Fromentin hypothesized that the high levels of expression of the immune checkpoint blockers (ICBs) PD-1, LAG-3 and TIGIT would be associated with HIV persistence during ART, as they might identify memory CD4+ T cells stuck in the resting state. 20 subjects on ART for >3 years with HIV viral load < 50 cop./mL and with CD4 count >350 cells/μL were enrolled, and integrated HIV DNA in sorted memory CD4+ T cell subsets expressing PD-1, LAG-3, TIGIT or co-expressing the 3 receptors was measured. Wilcoxon test was performed to compare the associated of integrated HIV DNA and ICBs expression. PD-1 identified TCM and TTM cells enriched for integrated HIV DNA (p=0.019, p=0.004 respectively). HIV DNA+ TEM cells tended to express TIGIT (p=0.078), but did not differ from uninfected cells in PD-1 expression. LAG-3+ identified HIV DNA+ CD4+ cells (p=0.002) if TCM, TTM, and TEM were analyzed in one group together, but presumably (data not shown) for the memory subsets when analyzed as separate groups. A sensitivity analysis (ie, how many ICB+ cells were HIV DNA negative, and so what was the predictive value for having HIV DNA of a cell being ICB +) was not shown, and the frequency of replication-competent HIV in these HIVDNA + cells was not discussed. However, such markers might identify a subset of cells in which latency was enriched. In support of this, in a related presentation, Evans of the Lewin lab (Melbourne) showed that PD-1 and Tim-3, were preferentially expressed on resting CD4+ T-cells that were latently infected following co-culture with myeloid dendritic cells in vitro.
Declaring my obvious bias for a UNC colleague, Victor Garcia presented a challenging and interesting in vivo analysis of HIV replication in the myeloid compartment using the BLT humanized mouse model pioneered by his group.

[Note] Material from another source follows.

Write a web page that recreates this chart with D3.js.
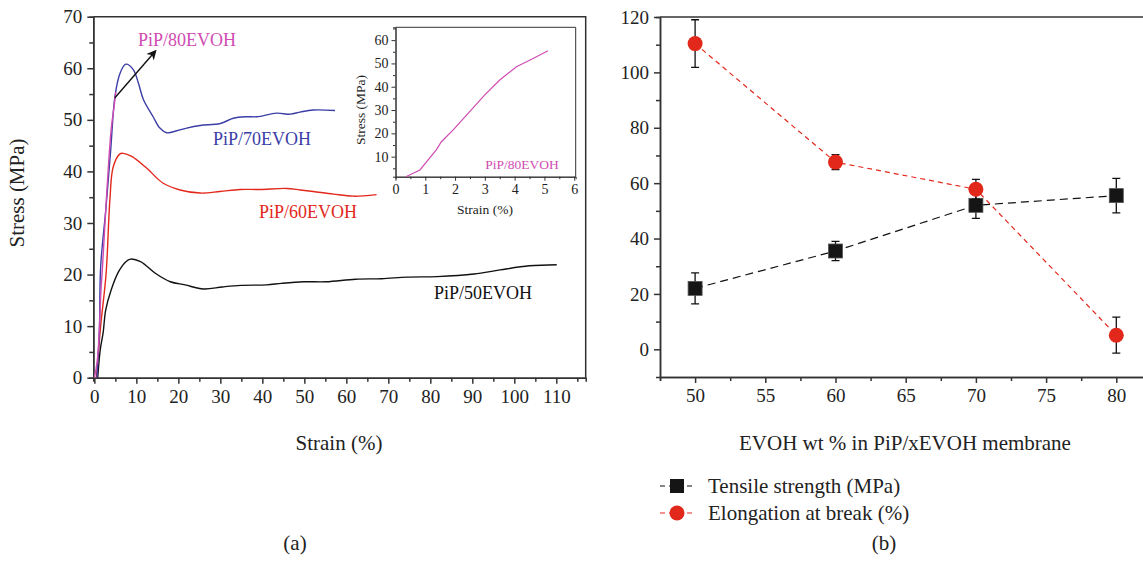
<!DOCTYPE html>
<meta charset="utf-8">
<head>
    <title>PiP/EVOH tensile properties</title>
    <script src="https://d3js.org/d3.v7.min.js"></script>
    <style>
        body { margin: 0; background: #ffffff; }
    </style>
</head>
<body>
<div id="my_dataviz"></div>
<script>

// ---- panel (a): stress-strain curves [strain %, stress MPa]
var curve50 = [[0.8,0],[1.4,5.4],[2.1,8.8],[2.7,13.1],[4.0,17],[5.8,20.6],[7.5,22.5],[8.6,23.0],[11.0,22.5],[14.6,20.2],[18.1,18.6],[21.6,18.0],[26.0,17.2],[30.5,17.6],[34.9,17.9],[41.0,18.0],[44.6,18.3],[49.9,18.6],[55.2,18.6],[62.2,19.1],[68.4,19.2],[74.5,19.5],[81.6,19.6],[90.4,20.1],[96.6,20.9],[103.6,21.7],[110.1,21.9]];
var curve60 = [[0.5,0],[1.5,10],[2.8,20.2],[3.7,34.5],[4.5,40.9],[6.1,43.4],[6.9,43.5],[8.9,42.9],[12.5,40.6],[16.4,37.7],[20.4,36.4],[25.2,35.8],[29.9,36.1],[34.7,36.5],[39.4,36.5],[45.8,36.7],[49.0,36.4],[52.1,36.1],[56.9,35.6],[61.7,35.2],[67.2,35.5]];
var curve70 = [[0.6,0],[1.2,9.2],[1.5,21.5],[2.8,33.2],[3.9,44.2],[4.9,54.5],[6.1,59],[7.5,60.8],[9.3,59.7],[10.5,57.1],[11.7,53.9],[14.0,50.6],[15.6,48.4],[17.2,47.5],[18.8,47.7],[22.0,48.4],[25.2,48.9],[30.0,49.3],[33.1,50.3],[36.3,50.6],[38.7,50.6],[43.4,51.3],[46.6,51.1],[49.0,51.5],[52.1,51.9],[57.3,51.8]];
var curve80 = [[0.0,0],[0.35,1.4],[0.82,4.3],[1.37,12.9],[1.54,16.4],[1.93,21.4],[2.49,29.3],[2.99,36.4],[3.5,42.9],[4.06,48.6],[4.62,52.1],[5.12,55.4]];

var strainTicks = [0,10,20,30,40,50,60,70,80,90,100,110];
var stressTicks = [0,10,20,30,40,50,60,70];
var insetStrainTicks = [0,1,2,3,4,5,6];
var insetStressTicks = [10,20,30,40,50,60];

// ---- panel (b): properties vs EVOH content
var evoh = [50, 60, 70, 80];
var tensile = [22, 35.5, 52, 55.5];
var tensileErr = [5.6, 3.5, 4.7, 6.2];
var elongation = [110.4, 67.6, 57.8, 5.1];
var elongationErr = [8.6, 2.7, 3.6, 6.5];
var evohTicks = [50, 55, 60, 65, 70, 75, 80];
var propTicks = [0, 20, 40, 60, 80, 100, 120];

var blue = "#3b3ea6", red = "#e2281b", magenta = "#cf4cb3";
var serif = "'Liberation Serif', 'DejaVu Serif', serif";

var svg = d3.select("#my_dataviz")
    .append("svg")
    .attr("width", 1143)
    .attr("height", 563);

// style an axis group: dark lines, serif labels
function styleAxis(g, size, width) {
    g.selectAll("path, line").style("stroke", "#333").style("stroke-width", width);
    g.selectAll("text").style("font-family", serif).style("font-size", size).style("fill", "#222");
}

// ================= panel (a) =================
var x = d3.scaleLinear().domain([-0.25, 117]).range([93.3, 585.7]);
var y = d3.scaleLinear().domain([0, 70]).range([377.7, 16.7]);

svg.append("g")
    .attr("transform", "translate(0," + y(0) + ")")
    .call(d3.axisBottom(x).tickValues(strainTicks).tickSize(6).tickSizeOuter(0).tickPadding(6))
    .call(styleAxis, "19px", 1.5);
svg.append("g")
    .attr("transform", "translate(0," + y(0) + ")")
    .call(d3.axisBottom(x).tickValues(d3.range(5, 116, 10)).tickSize(4).tickFormat(""))
    .call(styleAxis, "19px", 1.5);
svg.append("g")
    .attr("transform", "translate(" + x.range()[0] + ",0)")
    .call(d3.axisLeft(y).tickValues(stressTicks).tickSize(6).tickSizeOuter(0).tickPadding(5))
    .call(styleAxis, "19px", 1.5);
svg.append("g")
    .attr("transform", "translate(" + x.range()[0] + ",0)")
    .call(d3.axisLeft(y).tickValues(d3.range(5, 70, 10)).tickSize(4).tickFormat(""))
    .call(styleAxis, "19px", 1.5);
// frame
svg.append("path")
    .attr("d", "M" + x.range()[0] + "," + y(70) + "H" + x.range()[1] + "V" + y(0))
    .attr("fill", "none").attr("stroke", "#333").attr("stroke-width", 1.5);

svg.append("text")
    .attr("text-anchor", "middle")
    .attr("transform", "translate(24," + 193 + ") rotate(-90)")
    .text("Stress (MPa)").style("font-size", "21px");
svg.append("text")
    .attr("text-anchor", "middle")
    .attr("x", 339).attr("y", 450)
    .text("Strain (%)").style("font-size", "21px");

var line = d3.line()
    .x(function(d) { return x(d[0]) })
    .y(function(d) { return y(d[1]) })
    .curve(d3.curveCatmullRom.alpha(0.5));

[[curve50, "#111"], [curve60, red], [curve70, blue], [curve80, magenta]].forEach(function(c) {
    svg.append("path")
        .datum(c[0])
        .attr("fill", "none")
        .attr("stroke", c[1])
        .attr("stroke-width", 1.4)
        .attr("d", line);
});

// arrow pointing to the 80EVOH label
svg.append("svg:defs").append("svg:marker")
    .attr("id", "triangle")
    .attr("refX", 8).attr("refY", 5)
    .attr("markerWidth", 12).attr("markerHeight", 12)
    .attr("markerUnits", "userSpaceOnUse")
    .attr("orient", "auto")
    .append("path")
    .attr("d", "M 0 0 10 5 0 10 3 5")
    .style("fill", "#111");
svg.append("line")
    .attr("x1", x(4.9)).attr("y1", y(54.3))
    .attr("x2", x(14.5)).attr("y2", y(63.3))
    .attr("stroke", "#111").attr("stroke-width", 1.4)
    .attr("marker-end", "url(#triangle)");

svg.append("text").attr("x", 138).attr("y", 46).text("PiP/80EVOH")
    .style("font-size", "18px").style("fill", magenta);
svg.append("text").attr("x", 213).attr("y", 145).text("PiP/70EVOH")
    .style("font-size", "18px").style("fill", blue);
svg.append("text").attr("x", 259).attr("y", 218).text("PiP/60EVOH")
    .style("font-size", "18px").style("fill", red);
svg.append("text").attr("x", 434).attr("y", 299).text("PiP/50EVOH")
    .style("font-size", "18px").style("fill", "#111");

// inset
var xi = d3.scaleLinear().domain([0, 6.05]).range([395.5, 575.7]);
var yi = d3.scaleLinear().domain([1.4, 65.5]).range([176.7, 27.3]);
var inset = svg.append("g");
inset.append("g")
    .attr("transform", "translate(0," + yi.range()[0] + ")")
    .call(d3.axisBottom(xi).tickValues(insetStrainTicks).tickFormat(d3.format("d")).tickSize(4).tickSizeOuter(0).tickPadding(3))
    .call(styleAxis, "14px", 1);
inset.append("g")
    .attr("transform", "translate(0," + yi.range()[0] + ")")
    .call(d3.axisBottom(xi).tickValues(d3.range(0.5, 6, 1)).tickSize(2.5).tickFormat(""))
    .call(styleAxis, "14px", 1);
inset.append("g")
    .attr("transform", "translate(" + xi.range()[0] + ",0)")
    .call(d3.axisLeft(yi).tickValues(insetStressTicks).tickSize(4).tickSizeOuter(0).tickPadding(3))
    .call(styleAxis, "14px", 1);
inset.append("g")
    .attr("transform", "translate(" + xi.range()[0] + ",0)")
    .call(d3.axisLeft(yi).tickValues(d3.range(5, 66, 10)).tickSize(2.5).tickFormat(""))
    .call(styleAxis, "14px", 1);
inset.append("path")
    .attr("d", "M" + xi.range()[0] + "," + yi.range()[1] + "H" + xi.range()[1] + "V" + yi.range()[0])
    .attr("fill", "none").attr("stroke", "#333").attr("stroke-width", 1);
inset.append("path")
    .datum(curve80.slice(1))
    .attr("fill", "none").attr("stroke", magenta).attr("stroke-width", 1.2)
    .attr("d", d3.line().x(function(d) { return xi(d[0]) }).y(function(d) { return yi(d[1]) }));
inset.append("text").attr("text-anchor", "middle")
    .attr("transform", "translate(365,110) rotate(-90)")
    .text("Stress (MPa)").style("font-size", "13.5px");
inset.append("text").attr("text-anchor", "middle")
    .attr("x", 485).attr("y", 214).text("Strain (%)").style("font-size", "13.5px");
inset.append("text").attr("text-anchor", "middle")
    .attr("x", 522).attr("y", 169).text("PiP/80EVOH")
    .style("font-size", "13.5px").style("fill", magenta);

svg.append("text").attr("text-anchor", "middle")
    .attr("x", 295).attr("y", 550).text("(a)").style("font-size", "21px");

// ================= panel (b) =================
var x2 = d3.scaleLinear().domain([47.5, 82.5]).range([660, 1151.4]);
var y2 = d3.scaleLinear().domain([-10, 120]).range([377, 17]);

svg.append("g")
    .attr("transform", "translate(0," + y2(-10) + ")")
    .call(d3.axisBottom(x2).tickValues(evohTicks).tickSize(6).tickSizeOuter(0).tickPadding(6))
    .call(styleAxis, "19px", 1.5);
svg.append("g")
    .attr("transform", "translate(0," + y2(-10) + ")")
    .call(d3.axisBottom(x2).tickValues([47.5, 52.5, 57.5, 62.5, 67.5, 72.5, 77.5]).tickSize(4).tickFormat(""))
    .call(styleAxis, "19px", 1.5);
svg.append("g")
    .attr("transform", "translate(" + x2(47.5) + ",0)")
    .call(d3.axisLeft(y2).tickValues(propTicks).tickSize(6).tickSizeOuter(0).tickPadding(5))
    .call(styleAxis, "19px", 1.5);
svg.append("g")
    .attr("transform", "translate(" + x2(47.5) + ",0)")
    .call(d3.axisLeft(y2).tickValues(d3.range(10, 120, 20)).tickSize(4).tickFormat(""))
    .call(styleAxis, "19px", 1.5);
svg.append("line")
    .attr("x1", x2(47.5)).attr("x2", 1143)
    .attr("y1", y2(120)).attr("y2", y2(120))
    .attr("stroke", "#333").attr("stroke-width", 1.5);

svg.append("text").attr("text-anchor", "middle")
    .attr("x", 905).attr("y", 450)
    .text("EVOH wt % in PiP/xEVOH membrane").style("font-size", "21px");

function drawSeries(vals, errs, color, dash) {
    svg.append("path")
        .datum(evoh)
        .attr("fill", "none")
        .attr("stroke", color)
        .attr("stroke-width", 1.2)
        .attr("stroke-dasharray", dash)
        .attr("d", d3.line()
            .x(function(d) { return x2(d) })
            .y(function(d, i) { return y2(vals[i]) }));
    evoh.forEach(function(d, i) {
        var cx = x2(d);
        var top = y2(vals[i] + errs[i]), bot = y2(vals[i] - errs[i]);
        svg.append("path")
            .attr("d", "M" + (cx - 4) + "," + top + "H" + (cx + 4) + "M" + cx + "," + top + "V" + bot + "M" + (cx - 4) + "," + bot + "H" + (cx + 4))
            .attr("fill", "none").attr("stroke", "#111").attr("stroke-width", 1.3);
    });
}

drawSeries(tensile, tensileErr, "#111", "8,5");
svg.selectAll(null).data(evoh).enter().append("rect")
    .attr("x", function(d) { return x2(d) - 7 })
    .attr("y", function(d, i) { return y2(tensile[i]) - 7 })
    .attr("width", 14).attr("height", 14)
    .attr("fill", "#151515").attr("stroke", "#555").attr("stroke-width", 0.8);

drawSeries(elongation, elongationErr, red, "5,4");
svg.selectAll(null).data(evoh).enter().append("circle")
    .attr("cx", function(d) { return x2(d) })
    .attr("cy", function(d, i) { return y2(elongation[i]) })
    .attr("r", 7.5)
    .attr("fill", red);

// legend
var legendRows = [
    {label: "Tensile strength (MPa)", color: "#111", shape: "square", y: 486},
    {label: "Elongation at break (%)", color: red, shape: "circle", y: 513}
];
legendRows.forEach(function(r) {
    svg.append("line")
        .attr("x1", 660).attr("x2", 694)
        .attr("y1", r.y).attr("y2", r.y)
        .attr("stroke", r.color).attr("stroke-width", 1.2)
        .attr("stroke-dasharray", "5,4");
    if (r.shape == "square") {
        svg.append("rect").attr("x", 670).attr("y", r.y - 7)
            .attr("width", 14).attr("height", 14).attr("fill", "#151515");
    } else {
        svg.append("circle").attr("cx", 677).attr("cy", r.y).attr("r", 7.5).attr("fill", r.color);
    }
    svg.append("text").attr("x", 708).attr("y", r.y + 7)
        .text(r.label).style("font-size", "21px");
});

svg.append("text").attr("text-anchor", "middle")
    .attr("x", 884).attr("y", 550).text("(b)").style("font-size", "21px");

// every free label in the serif face of the figure
svg.selectAll("text").style("font-family", serif);
svg.selectAll("text").filter(function() { return !this.style.fill }).style("fill", "#222");

</script>
</body>
</html>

In this model, an immunodeficient mouse is transplanted with a human immune system systemically, generated human T and B cells and myeloid (macrophage/monocyte/dendritic) cells and most aspects of HIV replication, pathogenesis, antiviral drug response, and latency in T cells is replicated. Jenna Honeycutt in his lab re-engineered the model to lack T cells so that she could evaluate the role of macrophages/microglia HIV disease in the complete absence of T cells both in the brain and systemically. This macrophage-only-mouse (MOM) model was then infected with a variety of HIV strains known to be macrophage-tropic (CH040; HR-CSF; BaL, CH058; RHPA, ADA, THRO). CH040(4013env) was a clone isolated from an acutely infected patient that contains a macrophage-tropic envelope. Sustained replication of virus (HIV RNA +) was shown in 9 MOM with CH040. There were, however, low to undetectable levels of viral DNA in the peripheral blood cells from MoM, likely as most infected myeloid cells are in the tissues. When MOMs were given G-CSF, which mobilize myeloid cells in to the circulation, HIV DNA was seen in blood cells. ART (tenofovir, FTC, raltegravir) fully suppressed HIV replication in this model. Of interest, the decay of plasma viremia on ART had a rapid decay, faster than BLTs with T cells. This finding surprised the crowd, but supports earlier arguments in human studies that the slower "2nd phase" of the 2-phase viral decay seen in human treatment does not originate from "long-lived" myeloid cells, but from T cells of lower activation states. Analysis of HIV replication in the brain, and of latent infection in myeloid cells in this model is ongoing.